В ваших мемуарах, я полагаю, вы предстаете нам настоящей. Там есть ненормативная лексика. Открытая критика Трампа. Самобичевание. Какую цель вы ставили перед собой, начав писать эту книгу?

Я хотела показать Урсулу Бернс как обычного человека. Меня часто описывают либо суровой, либо безупречной. Когда вы взглянете на мою жизнь, она покажется вам хорошо спланированной. Я же просто шла вперед, следуя своим убеждениям и идеалам. Люди говорят: «У тебя такая захватывающая судьба!», а я говорю: «Да, было неплохо». Но это просто жизнь. И все.

Хотя я знаком с вашей биографией, все равно при прочтении книги переживал, что вот-вот у нее все полетит к чертям. Вы описывали случаи, в которых вы рисковали или были слишком прямолинейны. Как вам удавалось такое?

Жизнь часто требует прямолинейных и рискованных решений, именно это я и хотела показать. Мы все — люди, и совершаем ошибки, делаем оговорки, бываем нетерпимы. На своем жизненном пути я чаще поступала хорошо, чем плохо. Но тоже ошибалась. И просто продолжала добиваться своего.

Вы довольно оптимистичны относительно Америки и мира в целом. Какие доводы в эту пользу?
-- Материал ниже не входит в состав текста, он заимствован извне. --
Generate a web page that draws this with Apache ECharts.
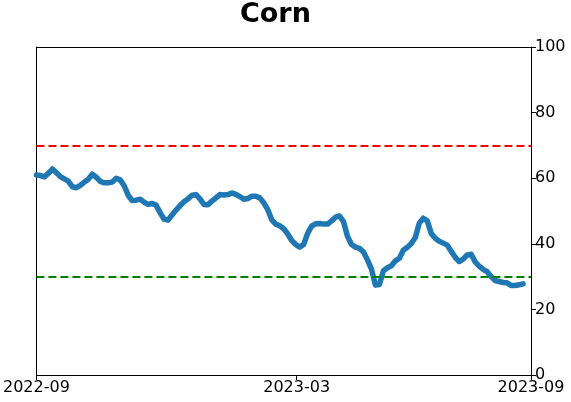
<!DOCTYPE html>
<html>
<head>
<meta charset="utf-8">
<script src="https://cdn.jsdelivr.net/npm/echarts@6/dist/echarts.min.js"></script>
<style>
  html, body { margin: 0; padding: 0; background: #fff; }
  #chart { width: 571px; height: 402px; }
</style>
</head>
<body>
<div id="chart"></div>
<script>
// corn readings, one per step from 2022-09 onward
var cornValues = [
  61.0, 60.8, 60.4, 61.5, 62.8, 61.7, 60.5, 59.8, 59.1, 57.4,
  57.1, 57.8, 58.8, 59.7, 61.2, 60.3, 59.0, 58.6, 58.6, 58.8,
  60.0, 59.5, 57.7, 54.8, 53.2, 53.3, 53.6, 52.7, 52.0, 52.3,
  51.8, 49.5, 47.5, 47.2, 48.8, 50.3, 51.6, 52.8, 53.7, 54.8,
  55.0, 53.7, 52.0, 51.9, 53.0, 54.0, 55.0, 54.9, 55.0, 55.5,
  55.1, 54.4, 53.6, 53.8, 54.5, 54.5, 54.0, 52.5, 50.4, 47.3,
  46.0, 45.5, 44.6, 43.0, 41.0, 39.8, 39.0, 39.8, 43.2, 45.4,
  46.1, 46.2, 46.0, 46.0, 47.0, 48.1, 48.5, 46.7, 42.2, 39.8,
  39.0, 38.6, 37.5, 35.1, 32.3, 27.4, 27.6, 31.8, 32.7, 33.3,
  34.8, 35.6, 38.1, 38.9, 40.1, 41.9, 46.3, 47.8, 47.0, 43.1,
  41.7, 40.8, 40.2, 39.6, 37.7, 35.9, 34.6, 35.3, 36.6, 36.8,
  34.5, 33.2, 32.2, 31.5, 30.0, 28.8, 28.5, 28.2, 28.1, 27.3,
  27.3, 27.5, 27.8
];
var tickLabels = ['2022-09', '2023-03', '2023-09'];
var tickSteps = [0, 65.25, 124];
var upperLevel = 70;
var lowerLevel = 30;

var seriesData = cornValues.map(function (v, i) { return [i, v]; });

var chart = echarts.init(document.getElementById('chart'));
chart.setOption({
  animation: false,
  backgroundColor: '#fff',
  title: {
    text: 'Corn',
    left: 235,
    top: -4,
    textStyle: { fontFamily: 'DejaVu Sans', fontWeight: 'bold', fontSize: 27, color: '#000' }
  },
  grid: {
    left: 35, right: 40, top: 47, bottom: 27,
    show: false
  },
  xAxis: [{
    type: 'value',
    min: 0,
    max: 124,
    splitLine: { show: false },
    axisLine: { onZero: false, lineStyle: { color: '#000', width: 1 } },
    axisTick: { customValues: tickSteps, inside: false, length: 5, lineStyle: { color: '#000' } },
    axisLabel: {
      customValues: tickSteps,
      color: '#000', fontFamily: 'DejaVu Sans', fontSize: 16, margin: 5,
      formatter: function (v) {
        var k = tickSteps.indexOf(v);
        return k >= 0 ? tickLabels[k] : '';
      }
    }
  }, {
    // top frame edge
    type: 'value', position: 'top', min: 0, max: 124,
    splitLine: { show: false },
    axisLine: { onZero: false, lineStyle: { color: '#000', width: 1 } },
    axisTick: { show: false }, axisLabel: { show: false }
  }],
  yAxis: [{
    type: 'value',
    position: 'right',
    min: 0,
    max: 100,
    interval: 20,
    splitLine: { show: false },
    axisLine: { show: true, onZero: false, lineStyle: { color: '#000', width: 1 } },
    axisTick: { show: true, inside: false, length: 5, lineStyle: { color: '#000' } },
    axisLabel: { color: '#000', fontFamily: 'DejaVu Sans', fontSize: 16, margin: 4 }
  }, {
    // left frame edge
    type: 'value', position: 'left', min: 0, max: 100,
    splitLine: { show: false },
    axisLine: { show: true, onZero: false, lineStyle: { color: '#000', width: 1 } },
    axisTick: { show: false }, axisLabel: { show: false }
  }],
  series: [
    {
      type: 'line',
      data: seriesData,
      showSymbol: false,
      smooth: false,
      lineStyle: { color: '#1f77b4', width: 5.5, cap: 'round', join: 'round' },
      markLine: {
        silent: true,
        symbol: ['none', 'none'],
        label: { show: false },
        data: [
          { yAxis: upperLevel, lineStyle: { color: '#ff0000', type: [8, 4], width: 2 } },
          { yAxis: lowerLevel, lineStyle: { color: '#008000', type: [8, 4], width: 2 } }
        ]
      }
    }
  ]
});
</script>
</body>
</html>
Мы пережили годы Трампа без революции. Было приятно видеть, как американцы проявляют благопристойность и уважение друг к другу, а не устраивают беспорядки на улицах. Кроме того, мы вовлечены в национальный дискурс о расовой и социальной справедливости, экономическом равенстве. Люди уже осознают, что есть проблемы. И потом, я считаю, что человек по природе своей добр. Нам просто нужно лучше заботиться друг о друге.